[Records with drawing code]

########

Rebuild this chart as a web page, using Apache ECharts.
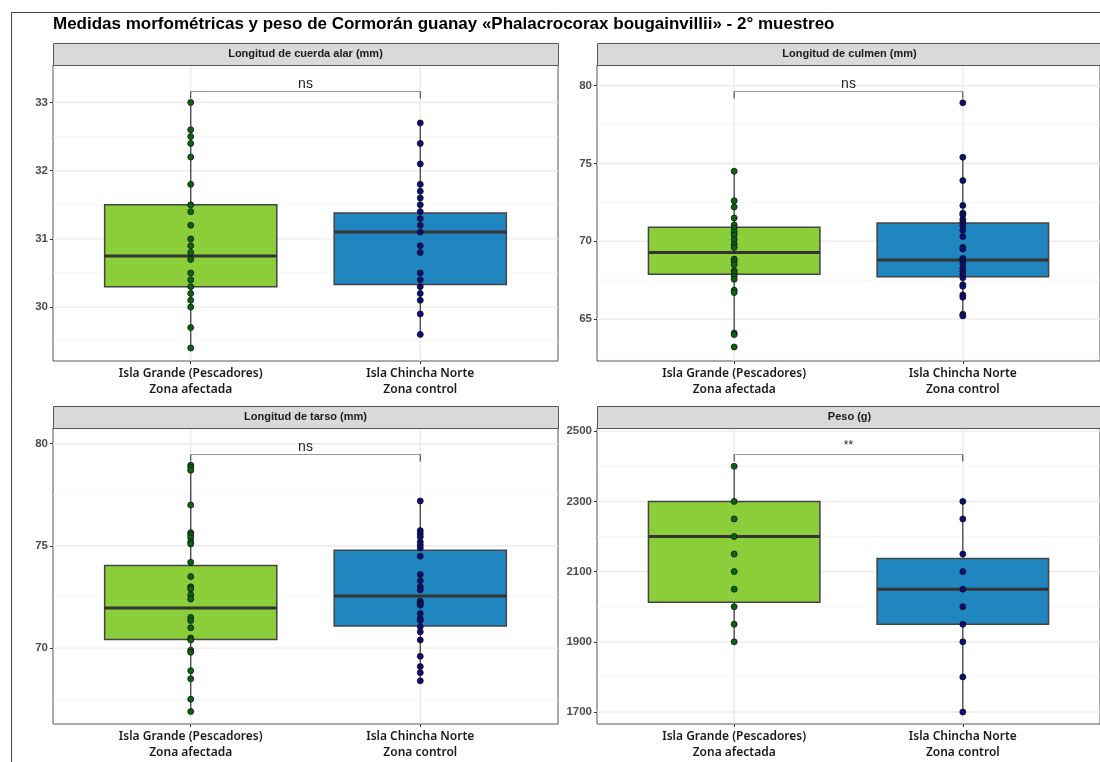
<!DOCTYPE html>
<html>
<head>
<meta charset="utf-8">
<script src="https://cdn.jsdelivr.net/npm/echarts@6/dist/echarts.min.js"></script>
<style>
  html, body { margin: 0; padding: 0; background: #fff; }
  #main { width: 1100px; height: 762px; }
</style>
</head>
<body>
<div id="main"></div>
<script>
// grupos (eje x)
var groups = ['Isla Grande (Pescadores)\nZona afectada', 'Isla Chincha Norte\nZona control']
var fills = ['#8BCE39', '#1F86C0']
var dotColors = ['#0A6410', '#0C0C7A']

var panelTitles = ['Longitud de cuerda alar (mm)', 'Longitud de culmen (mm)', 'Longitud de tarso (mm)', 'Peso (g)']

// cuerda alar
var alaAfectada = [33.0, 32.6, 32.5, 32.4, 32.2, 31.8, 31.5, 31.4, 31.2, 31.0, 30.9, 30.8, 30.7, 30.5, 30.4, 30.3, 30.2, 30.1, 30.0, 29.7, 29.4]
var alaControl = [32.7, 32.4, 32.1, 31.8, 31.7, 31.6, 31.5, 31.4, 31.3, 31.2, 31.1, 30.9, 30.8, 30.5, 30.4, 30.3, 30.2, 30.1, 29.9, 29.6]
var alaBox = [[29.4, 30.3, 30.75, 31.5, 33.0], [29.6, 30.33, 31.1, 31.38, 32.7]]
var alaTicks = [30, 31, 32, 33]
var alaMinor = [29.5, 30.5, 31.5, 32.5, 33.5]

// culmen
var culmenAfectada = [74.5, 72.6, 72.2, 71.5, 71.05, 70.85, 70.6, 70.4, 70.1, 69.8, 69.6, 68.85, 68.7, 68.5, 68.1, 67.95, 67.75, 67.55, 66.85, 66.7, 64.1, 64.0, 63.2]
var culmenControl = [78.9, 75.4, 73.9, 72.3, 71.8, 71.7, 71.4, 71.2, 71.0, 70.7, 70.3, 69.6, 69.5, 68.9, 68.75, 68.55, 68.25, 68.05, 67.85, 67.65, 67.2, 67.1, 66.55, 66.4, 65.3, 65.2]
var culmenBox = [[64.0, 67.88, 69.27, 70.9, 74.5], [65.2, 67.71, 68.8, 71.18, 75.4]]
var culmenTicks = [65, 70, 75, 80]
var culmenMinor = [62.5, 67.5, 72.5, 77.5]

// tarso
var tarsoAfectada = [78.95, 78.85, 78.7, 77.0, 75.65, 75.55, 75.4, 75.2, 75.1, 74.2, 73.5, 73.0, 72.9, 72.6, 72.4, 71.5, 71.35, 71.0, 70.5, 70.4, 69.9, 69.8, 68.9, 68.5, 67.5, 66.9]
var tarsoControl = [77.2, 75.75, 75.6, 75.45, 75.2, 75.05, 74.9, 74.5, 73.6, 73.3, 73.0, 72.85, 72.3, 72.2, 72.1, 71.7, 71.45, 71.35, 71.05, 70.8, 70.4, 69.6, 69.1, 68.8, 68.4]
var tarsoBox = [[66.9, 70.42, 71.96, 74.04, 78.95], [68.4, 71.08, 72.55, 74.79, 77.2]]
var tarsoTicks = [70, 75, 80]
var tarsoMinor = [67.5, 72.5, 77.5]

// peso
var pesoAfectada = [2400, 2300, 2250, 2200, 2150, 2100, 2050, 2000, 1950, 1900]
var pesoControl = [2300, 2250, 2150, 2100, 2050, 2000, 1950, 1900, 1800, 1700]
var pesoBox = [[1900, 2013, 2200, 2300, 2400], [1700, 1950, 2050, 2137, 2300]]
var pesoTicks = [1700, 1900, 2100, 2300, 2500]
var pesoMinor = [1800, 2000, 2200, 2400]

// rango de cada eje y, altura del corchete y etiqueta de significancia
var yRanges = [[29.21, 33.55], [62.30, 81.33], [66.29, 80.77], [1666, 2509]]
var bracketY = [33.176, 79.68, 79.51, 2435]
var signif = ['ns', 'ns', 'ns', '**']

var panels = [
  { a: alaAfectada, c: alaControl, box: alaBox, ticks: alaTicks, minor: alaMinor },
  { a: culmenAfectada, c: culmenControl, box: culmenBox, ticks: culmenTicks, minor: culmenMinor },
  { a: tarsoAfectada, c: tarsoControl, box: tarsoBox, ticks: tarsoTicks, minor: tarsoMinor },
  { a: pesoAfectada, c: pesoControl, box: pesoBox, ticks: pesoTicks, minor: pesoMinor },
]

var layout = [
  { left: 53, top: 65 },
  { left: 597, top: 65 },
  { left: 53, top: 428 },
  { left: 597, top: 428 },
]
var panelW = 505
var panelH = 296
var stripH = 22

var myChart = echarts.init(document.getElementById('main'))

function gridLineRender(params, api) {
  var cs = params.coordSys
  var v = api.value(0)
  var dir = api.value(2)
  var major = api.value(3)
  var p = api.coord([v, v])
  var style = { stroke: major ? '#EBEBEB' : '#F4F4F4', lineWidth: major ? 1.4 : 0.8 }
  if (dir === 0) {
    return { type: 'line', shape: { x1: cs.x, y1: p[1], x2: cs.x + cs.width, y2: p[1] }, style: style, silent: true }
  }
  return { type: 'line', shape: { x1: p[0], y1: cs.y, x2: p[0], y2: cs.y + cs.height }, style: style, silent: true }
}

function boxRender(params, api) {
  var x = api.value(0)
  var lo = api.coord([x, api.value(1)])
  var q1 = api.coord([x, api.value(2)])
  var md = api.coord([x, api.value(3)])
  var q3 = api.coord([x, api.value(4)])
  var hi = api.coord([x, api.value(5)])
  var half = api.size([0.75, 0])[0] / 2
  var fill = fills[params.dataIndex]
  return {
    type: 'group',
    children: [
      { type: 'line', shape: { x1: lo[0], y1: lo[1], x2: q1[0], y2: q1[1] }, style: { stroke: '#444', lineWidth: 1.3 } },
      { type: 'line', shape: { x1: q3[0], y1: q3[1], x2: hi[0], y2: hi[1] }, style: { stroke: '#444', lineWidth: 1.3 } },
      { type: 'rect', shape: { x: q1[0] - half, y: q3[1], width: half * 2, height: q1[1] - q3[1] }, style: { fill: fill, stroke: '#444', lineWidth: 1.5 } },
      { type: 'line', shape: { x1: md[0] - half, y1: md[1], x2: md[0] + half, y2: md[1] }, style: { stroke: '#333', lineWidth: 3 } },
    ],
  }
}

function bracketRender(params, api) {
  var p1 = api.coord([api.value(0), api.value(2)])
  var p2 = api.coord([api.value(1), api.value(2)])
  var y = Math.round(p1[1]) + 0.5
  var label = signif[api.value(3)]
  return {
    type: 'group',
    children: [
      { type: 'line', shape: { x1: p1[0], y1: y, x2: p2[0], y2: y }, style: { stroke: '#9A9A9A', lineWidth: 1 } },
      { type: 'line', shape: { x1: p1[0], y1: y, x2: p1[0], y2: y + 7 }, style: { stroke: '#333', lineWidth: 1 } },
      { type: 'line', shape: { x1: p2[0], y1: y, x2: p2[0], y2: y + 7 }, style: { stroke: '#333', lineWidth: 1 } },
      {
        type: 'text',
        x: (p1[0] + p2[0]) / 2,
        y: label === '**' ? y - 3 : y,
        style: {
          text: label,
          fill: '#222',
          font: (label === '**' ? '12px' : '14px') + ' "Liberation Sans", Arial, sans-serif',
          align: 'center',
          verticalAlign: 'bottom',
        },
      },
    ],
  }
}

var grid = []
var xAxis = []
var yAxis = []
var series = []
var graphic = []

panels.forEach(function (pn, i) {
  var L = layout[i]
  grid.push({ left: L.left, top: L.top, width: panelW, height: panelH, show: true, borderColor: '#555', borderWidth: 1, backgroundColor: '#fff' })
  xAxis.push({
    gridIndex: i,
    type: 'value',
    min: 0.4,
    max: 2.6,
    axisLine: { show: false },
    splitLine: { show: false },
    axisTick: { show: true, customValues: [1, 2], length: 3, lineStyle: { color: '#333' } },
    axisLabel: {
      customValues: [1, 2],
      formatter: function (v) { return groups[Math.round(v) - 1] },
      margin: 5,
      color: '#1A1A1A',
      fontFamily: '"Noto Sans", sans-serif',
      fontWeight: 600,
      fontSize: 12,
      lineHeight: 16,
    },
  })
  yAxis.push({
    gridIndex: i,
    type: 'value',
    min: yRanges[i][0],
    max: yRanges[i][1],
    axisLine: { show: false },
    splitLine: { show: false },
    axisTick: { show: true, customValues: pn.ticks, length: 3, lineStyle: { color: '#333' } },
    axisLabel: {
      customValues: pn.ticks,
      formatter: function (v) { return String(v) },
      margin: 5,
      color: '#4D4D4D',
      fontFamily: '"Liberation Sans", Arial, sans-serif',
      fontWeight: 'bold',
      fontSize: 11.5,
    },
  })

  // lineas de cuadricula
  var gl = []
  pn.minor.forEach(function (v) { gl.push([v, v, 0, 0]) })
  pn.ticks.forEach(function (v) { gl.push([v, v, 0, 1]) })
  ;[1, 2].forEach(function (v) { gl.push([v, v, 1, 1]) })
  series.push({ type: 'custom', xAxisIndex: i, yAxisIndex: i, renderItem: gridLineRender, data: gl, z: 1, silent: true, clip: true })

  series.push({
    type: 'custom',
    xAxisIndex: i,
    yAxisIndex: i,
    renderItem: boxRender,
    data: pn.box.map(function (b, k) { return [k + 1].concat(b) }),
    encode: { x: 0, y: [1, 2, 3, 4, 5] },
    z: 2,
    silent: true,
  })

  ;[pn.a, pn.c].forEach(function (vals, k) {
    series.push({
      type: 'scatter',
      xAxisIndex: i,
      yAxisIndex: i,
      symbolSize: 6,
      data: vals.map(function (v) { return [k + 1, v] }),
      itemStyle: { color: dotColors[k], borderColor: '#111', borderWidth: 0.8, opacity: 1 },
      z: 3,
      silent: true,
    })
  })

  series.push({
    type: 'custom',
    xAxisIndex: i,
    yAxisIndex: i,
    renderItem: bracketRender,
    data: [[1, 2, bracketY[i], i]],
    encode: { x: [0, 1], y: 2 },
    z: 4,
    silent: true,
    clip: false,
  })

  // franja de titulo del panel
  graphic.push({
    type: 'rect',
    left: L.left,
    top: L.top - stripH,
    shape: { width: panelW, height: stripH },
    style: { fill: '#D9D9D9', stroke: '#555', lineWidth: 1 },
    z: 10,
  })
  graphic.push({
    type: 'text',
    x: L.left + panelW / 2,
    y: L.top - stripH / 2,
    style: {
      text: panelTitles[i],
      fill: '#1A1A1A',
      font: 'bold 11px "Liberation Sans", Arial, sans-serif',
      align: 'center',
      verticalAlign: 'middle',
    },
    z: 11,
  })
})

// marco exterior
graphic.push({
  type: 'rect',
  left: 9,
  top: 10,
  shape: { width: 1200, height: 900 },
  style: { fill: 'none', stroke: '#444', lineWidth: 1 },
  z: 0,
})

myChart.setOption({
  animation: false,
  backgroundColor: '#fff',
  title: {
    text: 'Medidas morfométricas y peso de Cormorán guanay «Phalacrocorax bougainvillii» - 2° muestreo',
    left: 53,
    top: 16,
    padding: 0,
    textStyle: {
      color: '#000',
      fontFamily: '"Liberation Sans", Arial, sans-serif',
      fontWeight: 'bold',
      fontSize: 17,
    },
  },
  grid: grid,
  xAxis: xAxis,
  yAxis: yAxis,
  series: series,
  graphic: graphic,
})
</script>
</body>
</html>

########

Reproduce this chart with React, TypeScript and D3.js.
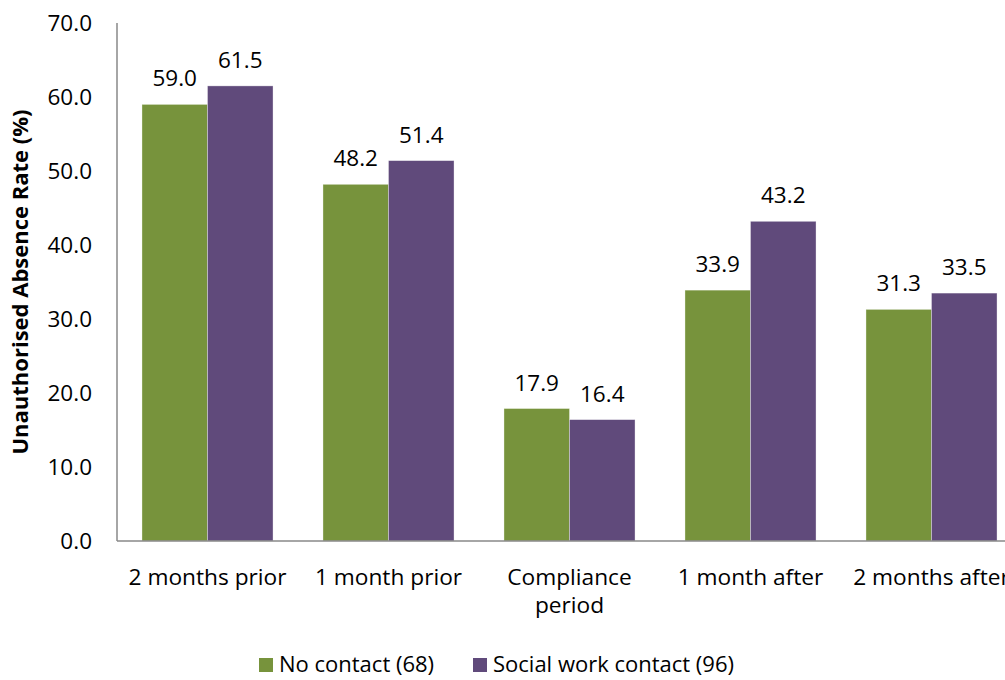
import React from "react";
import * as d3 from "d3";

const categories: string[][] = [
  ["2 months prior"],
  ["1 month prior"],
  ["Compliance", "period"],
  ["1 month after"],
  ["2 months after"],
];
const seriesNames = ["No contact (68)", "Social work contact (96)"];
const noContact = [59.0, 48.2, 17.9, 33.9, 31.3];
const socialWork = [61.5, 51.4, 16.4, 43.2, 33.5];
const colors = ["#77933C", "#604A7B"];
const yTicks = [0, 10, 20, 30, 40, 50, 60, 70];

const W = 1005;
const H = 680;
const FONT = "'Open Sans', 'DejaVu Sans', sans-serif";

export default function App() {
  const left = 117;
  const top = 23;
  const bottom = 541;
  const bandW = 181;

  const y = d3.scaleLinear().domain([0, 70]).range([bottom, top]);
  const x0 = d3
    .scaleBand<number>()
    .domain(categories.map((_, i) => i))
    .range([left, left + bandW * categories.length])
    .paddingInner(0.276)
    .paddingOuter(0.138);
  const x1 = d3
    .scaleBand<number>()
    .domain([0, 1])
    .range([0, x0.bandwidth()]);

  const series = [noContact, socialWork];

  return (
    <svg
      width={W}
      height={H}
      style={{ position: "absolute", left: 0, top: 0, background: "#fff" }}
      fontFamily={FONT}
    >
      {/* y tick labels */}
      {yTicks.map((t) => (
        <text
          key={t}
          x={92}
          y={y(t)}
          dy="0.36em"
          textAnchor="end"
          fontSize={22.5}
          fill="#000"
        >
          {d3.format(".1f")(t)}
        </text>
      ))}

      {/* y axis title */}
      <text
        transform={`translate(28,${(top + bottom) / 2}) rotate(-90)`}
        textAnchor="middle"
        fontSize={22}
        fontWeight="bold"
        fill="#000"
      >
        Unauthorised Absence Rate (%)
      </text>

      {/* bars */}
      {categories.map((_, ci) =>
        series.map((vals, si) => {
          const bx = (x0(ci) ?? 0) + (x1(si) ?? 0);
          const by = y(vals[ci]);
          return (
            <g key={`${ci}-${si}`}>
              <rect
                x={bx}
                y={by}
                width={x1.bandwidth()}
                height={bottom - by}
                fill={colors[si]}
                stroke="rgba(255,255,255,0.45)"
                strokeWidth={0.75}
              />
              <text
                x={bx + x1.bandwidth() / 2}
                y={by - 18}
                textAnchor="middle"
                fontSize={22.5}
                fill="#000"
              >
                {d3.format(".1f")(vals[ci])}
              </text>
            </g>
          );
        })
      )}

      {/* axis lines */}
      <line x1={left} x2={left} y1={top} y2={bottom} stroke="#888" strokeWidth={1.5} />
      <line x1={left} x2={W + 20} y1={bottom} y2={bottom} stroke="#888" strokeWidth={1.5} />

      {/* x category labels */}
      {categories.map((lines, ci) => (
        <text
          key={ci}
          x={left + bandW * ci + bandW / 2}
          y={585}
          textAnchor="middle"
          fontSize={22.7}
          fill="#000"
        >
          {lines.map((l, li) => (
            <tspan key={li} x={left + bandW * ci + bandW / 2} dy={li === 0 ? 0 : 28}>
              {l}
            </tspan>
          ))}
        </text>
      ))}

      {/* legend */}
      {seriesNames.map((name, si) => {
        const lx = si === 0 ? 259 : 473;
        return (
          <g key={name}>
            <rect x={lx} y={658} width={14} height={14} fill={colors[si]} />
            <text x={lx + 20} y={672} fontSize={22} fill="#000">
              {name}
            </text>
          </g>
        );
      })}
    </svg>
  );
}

########

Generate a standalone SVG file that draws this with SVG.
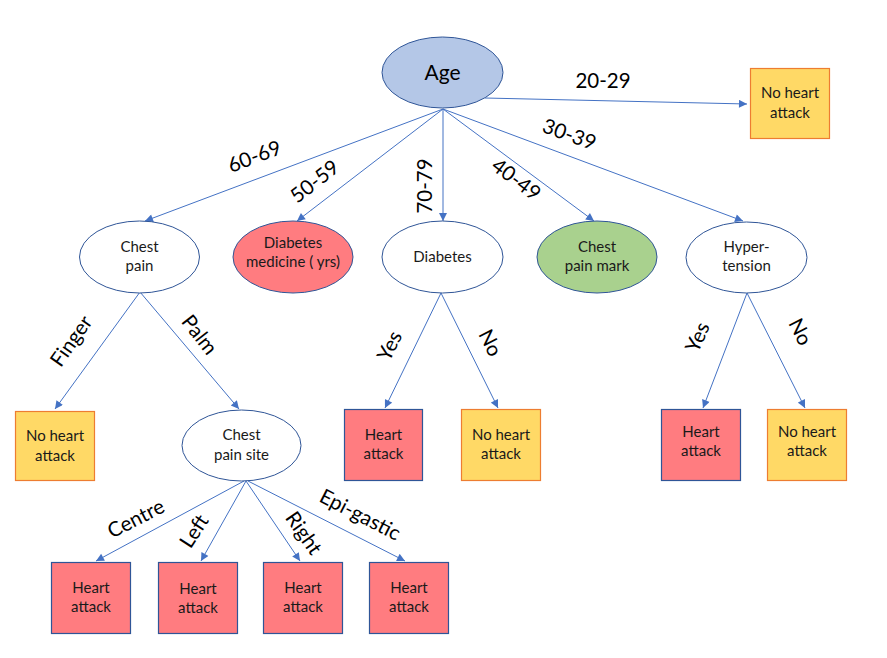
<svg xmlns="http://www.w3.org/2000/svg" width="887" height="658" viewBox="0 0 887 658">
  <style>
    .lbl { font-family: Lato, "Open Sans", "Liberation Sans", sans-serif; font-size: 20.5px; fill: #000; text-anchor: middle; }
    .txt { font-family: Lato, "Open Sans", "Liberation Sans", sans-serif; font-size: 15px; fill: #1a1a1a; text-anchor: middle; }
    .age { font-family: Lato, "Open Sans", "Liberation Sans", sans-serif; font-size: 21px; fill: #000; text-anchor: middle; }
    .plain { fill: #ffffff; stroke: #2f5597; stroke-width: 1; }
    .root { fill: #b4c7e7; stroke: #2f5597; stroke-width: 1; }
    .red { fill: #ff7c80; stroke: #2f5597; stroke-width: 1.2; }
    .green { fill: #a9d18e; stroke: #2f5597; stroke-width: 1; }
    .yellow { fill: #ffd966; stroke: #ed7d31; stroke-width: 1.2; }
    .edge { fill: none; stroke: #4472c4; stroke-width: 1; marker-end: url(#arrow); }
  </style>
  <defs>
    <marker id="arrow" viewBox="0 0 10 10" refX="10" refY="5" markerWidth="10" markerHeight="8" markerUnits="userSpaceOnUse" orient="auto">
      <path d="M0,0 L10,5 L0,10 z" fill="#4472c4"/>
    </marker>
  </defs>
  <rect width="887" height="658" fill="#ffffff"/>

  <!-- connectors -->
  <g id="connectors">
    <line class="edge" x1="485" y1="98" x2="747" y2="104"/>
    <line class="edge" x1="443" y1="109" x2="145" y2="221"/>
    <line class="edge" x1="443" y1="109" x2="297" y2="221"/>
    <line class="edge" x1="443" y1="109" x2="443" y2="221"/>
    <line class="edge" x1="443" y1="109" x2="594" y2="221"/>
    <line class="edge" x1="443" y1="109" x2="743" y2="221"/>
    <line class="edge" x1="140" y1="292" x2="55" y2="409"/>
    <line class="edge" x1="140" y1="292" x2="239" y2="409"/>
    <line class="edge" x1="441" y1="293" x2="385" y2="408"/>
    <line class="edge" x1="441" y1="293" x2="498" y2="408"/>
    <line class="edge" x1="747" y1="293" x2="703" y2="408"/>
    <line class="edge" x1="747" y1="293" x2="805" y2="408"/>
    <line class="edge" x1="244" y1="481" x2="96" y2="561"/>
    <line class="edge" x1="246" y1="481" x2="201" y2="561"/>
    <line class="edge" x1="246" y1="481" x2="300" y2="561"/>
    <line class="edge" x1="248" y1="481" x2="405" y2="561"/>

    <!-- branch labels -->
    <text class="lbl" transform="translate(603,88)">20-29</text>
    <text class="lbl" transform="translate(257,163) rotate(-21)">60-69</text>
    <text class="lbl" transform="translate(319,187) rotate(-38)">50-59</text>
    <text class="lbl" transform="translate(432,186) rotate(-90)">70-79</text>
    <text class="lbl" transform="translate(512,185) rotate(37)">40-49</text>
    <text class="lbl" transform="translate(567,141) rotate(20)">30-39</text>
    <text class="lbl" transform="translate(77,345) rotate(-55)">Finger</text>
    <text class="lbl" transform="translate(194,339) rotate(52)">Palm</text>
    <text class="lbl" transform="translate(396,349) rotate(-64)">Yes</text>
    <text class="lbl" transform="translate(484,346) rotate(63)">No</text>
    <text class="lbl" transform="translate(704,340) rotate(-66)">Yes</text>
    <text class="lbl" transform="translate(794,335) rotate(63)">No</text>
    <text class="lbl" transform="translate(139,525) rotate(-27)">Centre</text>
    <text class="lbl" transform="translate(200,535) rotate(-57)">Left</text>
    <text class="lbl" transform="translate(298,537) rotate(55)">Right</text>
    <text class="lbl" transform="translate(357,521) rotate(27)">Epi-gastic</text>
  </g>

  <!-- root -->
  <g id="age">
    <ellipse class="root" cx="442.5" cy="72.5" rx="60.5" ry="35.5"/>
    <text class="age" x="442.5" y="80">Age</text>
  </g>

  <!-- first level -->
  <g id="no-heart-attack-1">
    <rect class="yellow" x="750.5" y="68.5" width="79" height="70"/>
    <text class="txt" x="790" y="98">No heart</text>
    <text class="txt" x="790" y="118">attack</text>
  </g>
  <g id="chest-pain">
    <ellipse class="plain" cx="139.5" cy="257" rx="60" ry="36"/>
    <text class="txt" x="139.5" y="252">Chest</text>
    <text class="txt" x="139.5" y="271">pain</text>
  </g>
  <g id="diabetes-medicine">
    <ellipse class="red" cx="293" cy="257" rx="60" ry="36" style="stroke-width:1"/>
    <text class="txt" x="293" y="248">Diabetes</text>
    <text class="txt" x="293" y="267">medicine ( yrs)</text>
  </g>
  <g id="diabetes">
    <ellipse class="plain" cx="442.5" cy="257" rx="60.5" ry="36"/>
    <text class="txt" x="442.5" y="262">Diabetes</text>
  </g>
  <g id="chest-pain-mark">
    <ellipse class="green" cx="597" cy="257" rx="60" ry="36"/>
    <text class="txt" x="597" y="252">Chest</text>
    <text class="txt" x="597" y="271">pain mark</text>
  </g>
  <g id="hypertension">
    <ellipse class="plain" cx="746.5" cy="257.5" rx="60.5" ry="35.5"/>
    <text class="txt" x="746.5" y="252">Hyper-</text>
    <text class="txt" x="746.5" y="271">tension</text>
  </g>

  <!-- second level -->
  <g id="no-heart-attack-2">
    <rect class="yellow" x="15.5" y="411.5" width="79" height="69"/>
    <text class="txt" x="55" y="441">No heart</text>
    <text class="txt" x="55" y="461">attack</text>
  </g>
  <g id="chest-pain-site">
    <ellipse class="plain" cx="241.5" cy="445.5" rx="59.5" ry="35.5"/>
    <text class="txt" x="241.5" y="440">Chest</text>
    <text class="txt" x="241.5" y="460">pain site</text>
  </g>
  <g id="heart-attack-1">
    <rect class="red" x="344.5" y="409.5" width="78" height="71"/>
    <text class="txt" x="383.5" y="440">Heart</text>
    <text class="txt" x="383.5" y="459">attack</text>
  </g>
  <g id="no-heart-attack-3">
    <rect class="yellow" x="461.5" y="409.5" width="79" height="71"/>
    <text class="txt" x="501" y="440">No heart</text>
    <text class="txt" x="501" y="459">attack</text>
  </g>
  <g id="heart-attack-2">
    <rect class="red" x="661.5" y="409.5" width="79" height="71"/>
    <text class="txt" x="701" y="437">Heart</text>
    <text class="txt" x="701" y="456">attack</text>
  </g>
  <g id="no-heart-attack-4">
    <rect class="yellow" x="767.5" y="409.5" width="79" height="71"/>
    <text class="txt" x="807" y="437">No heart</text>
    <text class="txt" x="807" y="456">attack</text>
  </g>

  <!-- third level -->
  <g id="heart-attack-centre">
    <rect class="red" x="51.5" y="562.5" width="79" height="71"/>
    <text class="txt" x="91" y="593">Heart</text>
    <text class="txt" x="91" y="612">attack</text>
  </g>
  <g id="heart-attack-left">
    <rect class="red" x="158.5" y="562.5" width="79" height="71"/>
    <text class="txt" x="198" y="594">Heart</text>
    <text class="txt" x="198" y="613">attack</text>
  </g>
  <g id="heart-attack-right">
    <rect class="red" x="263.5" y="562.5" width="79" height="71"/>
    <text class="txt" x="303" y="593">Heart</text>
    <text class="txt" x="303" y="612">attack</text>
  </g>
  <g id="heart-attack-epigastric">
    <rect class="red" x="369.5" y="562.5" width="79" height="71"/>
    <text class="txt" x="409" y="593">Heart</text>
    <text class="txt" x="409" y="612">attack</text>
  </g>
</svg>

########

Short exercise = Restate word for word the lines that begin at the one with "Rebuild this chart" and end at the one with "var panelTitles = ['Longitud", including both, and leave every picture aside.

Task answer =
Rebuild this chart as a web page, using Apache ECharts.
<!DOCTYPE html>
<html>
<head>
<meta charset="utf-8">
<script src="https://cdn.jsdelivr.net/npm/echarts@6/dist/echarts.min.js"></script>
<style>
  html, body { margin: 0; padding: 0; background: #fff; }
  #main { width: 1100px; height: 762px; }
</style>
</head>
<body>
<div id="main"></div>
<script>
// grupos (eje x)
var groups = ['Isla Grande (Pescadores)\nZona afectada', 'Isla Chincha Norte\nZona control']
var fills = ['#8BCE39', '#1F86C0']
var dotColors = ['#0A6410', '#0C0C7A']

var panelTitles = ['Longitud de cuerda alar (mm)', 'Longitud de culmen (mm)', 'Longitud de tarso (mm)', 'Peso (g)']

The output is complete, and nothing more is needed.